If Romney wins on Nov. 6, the 2012 debates will quickly enter that small group of determinative debates.

Much of the talk in the spin room was less about the debate and more about the state of the race. “What do you think?” reporters asked one another over and over, having heard the spin from both sides enough to be able to recite in their sleep. CNN’s Peter Hamby and I compared notes and came to the same conclusion. “It’s a genuine jump ball,” Hamby said. I chatted with National Review’s Robert Costa and BuzzFeed’s Ben Smith. Smith thought Romney had the momentum. Costa mostly agreed, but he insisted that Romney still had an uphill climb.

The spin room was still buzzing an hour after the final debate had ended. And the Obama campaign saw the need to continue spinning the next morning. Axelrod and Messina held a conference call with reporters in which they talked at some length about why they thought Obama had won the debate, and why they were in a good position to win on Nov. 6. Axelrod tried to smack down what he called a “mythology” that states like Florida and Virginia were slipping away from Obama.
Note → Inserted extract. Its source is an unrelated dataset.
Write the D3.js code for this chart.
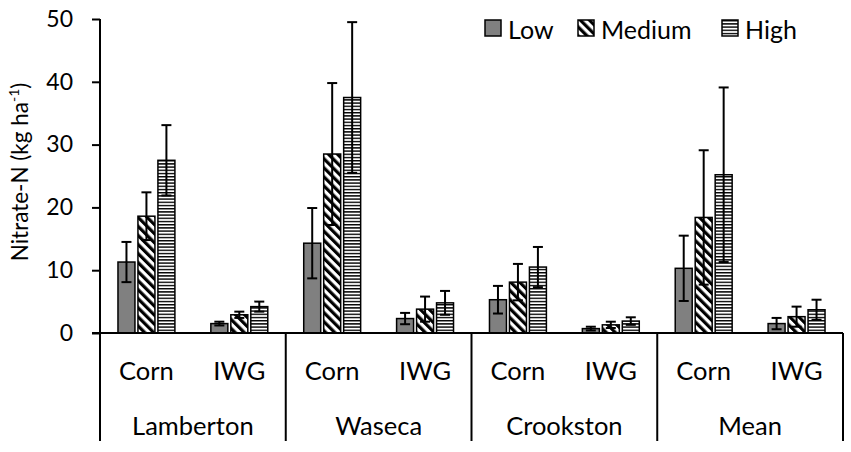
<!DOCTYPE html>
<html>
<head>
<meta charset="utf-8">
<script src="https://cdn.jsdelivr.net/npm/d3@7"></script>
<style>
  body { margin: 0; background: #fff; }
  text { font-family: Lato, "Open Sans", sans-serif; fill: #000; }
</style>
</head>
<body>
<div id="chart"></div>
<script>
// data
const sites = ["Lamberton", "Waseca", "Crookston", "Mean"];
const crops = ["Corn", "IWG"];
const levels = ["Low", "Medium", "High"];
const yTicks = [0, 10, 20, 30, 40, 50];

// one row per site+crop, order: Lamberton Corn, Lamberton IWG, Waseca Corn, ...
const lowVals = [11.3, 1.5, 14.3, 2.3, 5.3, 0.7, 10.3, 1.5];
const medVals = [18.6, 2.9, 28.5, 3.8, 8.1, 1.3, 18.4, 2.6];
const highVals = [27.5, 4.2, 37.5, 4.8, 10.5, 1.9, 25.2, 3.7];
const lowErr = [3.2, 0.3, 5.6, 0.9, 2.2, 0.3, 5.2, 0.9];
const medErr = [3.8, 0.5, 11.3, 2.0, 2.9, 0.5, 10.7, 1.6];
const highErr = [5.6, 0.8, 12.0, 1.9, 3.2, 0.6, 13.9, 1.6];

const width = 851, height = 452;
const margin = { top: 19, right: 8, bottom: 119, left: 100 };
const plotBottom = height - margin.bottom; // 333

const svg = d3.select("#chart").append("svg")
    .attr("width", width)
    .attr("height", height);

// patterns
const defs = svg.append("defs");
defs.append("pattern")
    .attr("id", "diag")
    .attr("patternUnits", "userSpaceOnUse")
    .attr("width", 6.4).attr("height", 6.4)
    .attr("patternTransform", "rotate(-45)")
    .call(p => {
        p.append("rect").attr("width", 6.4).attr("height", 6.4).attr("fill", "#fff");
        p.append("rect").attr("width", 3.2).attr("height", 6.4).attr("fill", "#000");
    });
defs.append("pattern")
    .attr("id", "horiz")
    .attr("patternUnits", "userSpaceOnUse")
    .attr("width", 4).attr("height", 3.2)
    .call(p => {
        p.append("rect").attr("width", 4).attr("height", 3.2).attr("fill", "#fff");
        p.append("rect").attr("width", 4).attr("height", 1.4).attr("fill", "#000");
    });

const fills = { Low: "#808080", Medium: "url(#diag)", High: "url(#horiz)" };

// scales
let y = d3.scaleLinear().domain([0, 50]).range([plotBottom, margin.top]);
let xSite = d3.scaleBand().domain(sites).range([margin.left, width - margin.right]);
let xCrop = d3.scaleBand().domain(crops).range([0, xSite.bandwidth()]);
let xLevel = d3.scaleBand().domain(levels).range([0, xCrop.bandwidth()])
    .paddingInner(0.15).paddingOuter(0.9);

// build rows for the bars
let rows = [];
sites.forEach(function (s, si) {
    crops.forEach(function (c, ci) {
        let i = si * 2 + ci;
        rows.push({ site: s, crop: c, level: "Low", value: lowVals[i], err: lowErr[i] });
        rows.push({ site: s, crop: c, level: "Medium", value: medVals[i], err: medErr[i] });
        rows.push({ site: s, crop: c, level: "High", value: highVals[i], err: highErr[i] });
    });
});

function barX(d) { return xSite(d.site) + xCrop(d.crop) + xLevel(d.level); }

// y axis
let yAxis = svg.append("g")
    .attr("transform", "translate(" + margin.left + ",0)")
    .call(d3.axisLeft(y).tickValues(yTicks).tickSize(8).tickPadding(19));
yAxis.select(".domain").remove();
yAxis.selectAll(".tick line").attr("stroke", "#000").attr("stroke-width", 2);
yAxis.selectAll(".tick text")
    .attr("font-size", "23px")
    .attr("font-family", "Lato, 'Open Sans', sans-serif");

svg.append("line")
    .attr("x1", margin.left).attr("x2", margin.left)
    .attr("y1", margin.top).attr("y2", 441)
    .attr("stroke", "#000").attr("stroke-width", 2);

// bars
svg.append("g")
    .selectAll("rect")
    .data(rows)
    .enter()
    .append("rect")
    .attr("x", barX)
    .attr("y", d => y(d.value))
    .attr("width", xLevel.bandwidth())
    .attr("height", d => y(0) - y(d.value))
    .attr("fill", d => fills[d.level])
    .attr("stroke", "#000")
    .attr("stroke-width", 1.5);

// error bars
let eb = svg.append("g")
    .attr("stroke", "#000")
    .attr("stroke-width", 2)
    .selectAll("g")
    .data(rows)
    .enter()
    .append("g")
    .attr("transform", d => "translate(" + (barX(d) + xLevel.bandwidth() / 2) + ",0)");
eb.append("line")
    .attr("y1", d => y(d.value - d.err))
    .attr("y2", d => y(d.value + d.err));
eb.append("line")
    .attr("x1", -5).attr("x2", 5)
    .attr("y1", d => y(d.value + d.err))
    .attr("y2", d => y(d.value + d.err));
eb.append("line")
    .attr("x1", -5).attr("x2", 5)
    .attr("y1", d => y(d.value - d.err))
    .attr("y2", d => y(d.value - d.err));

// x axis line
svg.append("line")
    .attr("x1", margin.left - 8).attr("x2", width - margin.right)
    .attr("y1", y(0)).attr("y2", y(0))
    .attr("stroke", "#000").attr("stroke-width", 2);

// group separators
svg.append("g")
    .selectAll("line")
    .data(sites.slice(1).map(s => xSite(s)).concat([width - margin.right]))
    .enter()
    .append("line")
    .attr("x1", d => d).attr("x2", d => d)
    .attr("y1", y(0)).attr("y2", 441)
    .attr("stroke", "#000").attr("stroke-width", 2);

// crop labels
sites.forEach(function (s) {
    svg.append("g")
        .selectAll("text")
        .data(crops)
        .enter()
        .append("text")
        .attr("x", c => xSite(s) + xCrop(c) + xCrop.bandwidth() / 2)
        .attr("y", 370)
        .attr("text-anchor", "middle")
        .attr("dominant-baseline", "central")
        .attr("font-size", "25.5px")
        .text(c => c);
});

// site labels
svg.append("g")
    .selectAll("text")
    .data(sites)
    .enter()
    .append("text")
    .attr("x", s => xSite(s) + xSite.bandwidth() / 2)
    .attr("y", 425)
    .attr("text-anchor", "middle")
    .attr("dominant-baseline", "central")
    .attr("font-size", "25.5px")
    .text(s => s);

// y axis title
svg.append("text")
    .attr("transform", "translate(28," + 172 + ") rotate(-90)")
    .attr("text-anchor", "middle")
    .attr("font-size", "22.5px")
    .call(t => {
        t.append("tspan").text("Nitrate-N (kg ha");
        t.append("tspan").attr("font-size", "14px").attr("dy", "-9").text("-1");
        t.append("tspan").attr("dy", "9").text(")");
    });

// legend
const legendX = [485, 578, 722];
let lg = svg.append("g")
    .selectAll("g")
    .data(levels)
    .enter()
    .append("g")
    .attr("transform", (d, i) => "translate(" + legendX[i] + ",20)");
lg.append("rect")
    .attr("width", 16).attr("height", 16)
    .attr("fill", d => fills[d])
    .attr("stroke", "#000")
    .attr("stroke-width", 1.5);
lg.append("text")
    .attr("x", 23)
    .attr("y", 8.5)
    .attr("dominant-baseline", "central")
    .attr("font-size", "25px")
    .text(d => d);
</script>
</body>
</html>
As Romney flew west from Florida to Nevada, Madden told reporters on the plane with him that Florida “is like a freight liner,
and once it turns — and I think it’s turned — it’s hard to turn back.”

That night, at a rally with 12,000 people in Colorado at Red Rocks, Romney said the debates had “supercharged” his campaign.

The next day in Reno, he said Obama had been “diminished” over the course of the three weeks.

After the last debate, Obama still held the edge in three key swing states: Wisconsin, Nevada and Ohio. Without one of them, Romney would fail to get the 270 electoral votes necessary to win the election.

But a multitude of signs — Obama’s anxious push to score points in the final debate, Axelrod and Messina’s conference call, a move by the Obama campaign to put out a new 20-page booklet to try to demonstrate an agenda for a second term — pointed to unease in Chicago. Madden called the pamphlet “a glossy panic button.”

Axelrod was clearly piqued by the Romney campaign’s crowing.

“I’m just telling you guys, we know what we know and they know what they know, and I’m confident that we’re going to win this race,” he said. “And we’ll know who’s bluffing and who isn’t in two weeks, and I’m looking forward to it.”